From all my life experiences, the only phrase I would like to leave behind is, “It’s only your cause that can provide you guidance in life.”
Through every challenge, every adversity, and every triumph, I find this proven to be true.
Our capacities are constantly challenged in a struggle. However, if you have faith and believe in your cause, success will be inevitable.
Hello! My name’s Farrokh Farhangian. I completed my studies in the city of Songhor in Kermanshah Province in the ‘80s. I was a young and energetic student back then.
I was so energetic that at times no body could put up with me.
I was almost 16 when they arrested me on charges of providing financial assistance to the opposition PMOI. Luckily, I was freed shortly after due to my family’s prominence. But freedom didn’t last long.
A few months later, I was arrested again for continuing my political activities.
This time around, I was taken to a detention centre with no bright future prospects: the dreadful units of Kermanshah’s Dizelabad Prison. I was beaten all over by cables to make forced confessions against my friends. This was followed by harsh, crushing physical and psychological torture.
After this stage, I was transferred inside the Dizelabad Prison where I had to spend every hour of every day for four years of my life, from 1981 to 1985.
Numbers found a new meaning in prison, a meaning which was quite different from what we had studied at school while solving equations and making calculations. Now, they represented the number of executions at nights, the number of kicks and the strikes of the whip… The number of executions often exceeded my imagination and speed of calculation.
Papers and words, in contrast to school where they were instruments for promotion of knowledge and mental talent, had found other uses in prison: to record the decision to resist or to give in under the breathtaking moments of interrogation.
Love and affection, that used to be a mother’s everyday gift of pure emotions, had turned into every woman’s main asset in prison to give support to fellow inmates and enhance their faith.

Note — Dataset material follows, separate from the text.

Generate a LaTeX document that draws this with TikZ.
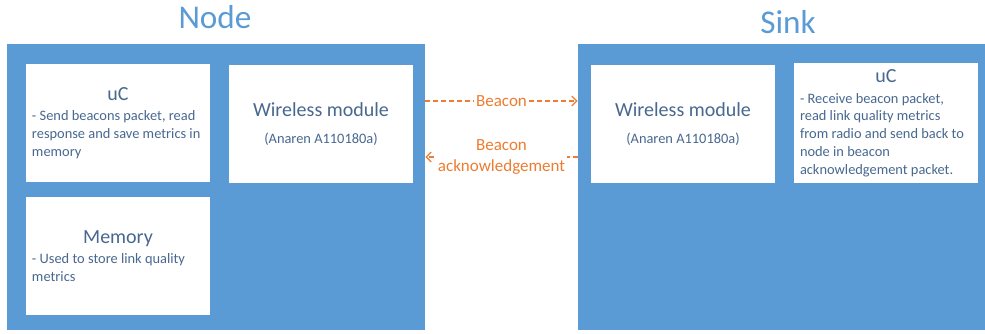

Let me put it this way: prison is a place where you are constantly forced to choose. The choice is between giving up and surrendering to humiliation and torture or resisting with an iron will to survive and continue the path.
I remember that once, a few days after my interrogation was over, some fellow inmates saw my back that had been bruised by beatings of the cable. They gave me what I needed most in those days: trust, a priceless and rare gift in prison.
Although I had a sentence of only one year in prison, they kept extending it up to four years and eventually sentenced me to “suspended execution.” What that meant was that if I made any mistake upon release, I would be sent straight to the gallows.
As a result of my family’s efforts who ended up paying a very heavy bail, I was released in 1985.
The day I came out, I was no longer the person I was four years ago.
I had decided to join the Iranian Resistance and I started my efforts on the very first day I was freed.
I had to search a lot to be able to contact the PMOI. There was always a voice within that directed me and propelled me to continue my search. That was what enabled me to eventually reach this big family.
Looking back at those bitter sweet days, from the very beginning when I started making financial contributions to the movement, to the years of imprisonment, and then fleeing Iran to join the Resistance, followed by the years of endurance in camps Ashraf and Liberty, I can say that having a cause and being ambitious about it have guided me all the way through to where I am today.
Willpower allows you to move forward and become resilient instead of giving up in the face of challenges. You will see that you become increasingly motivated to endure and overcome problems to see that victory is achievable.
In my experience, prison served as a university where I learned that struggle begets change and eventually will lead to freedom.
I am confident that we, women, can take the gift of freedom to our country and I can already envision the happiness of my fellow countrywomen when equality is realized in our homeland.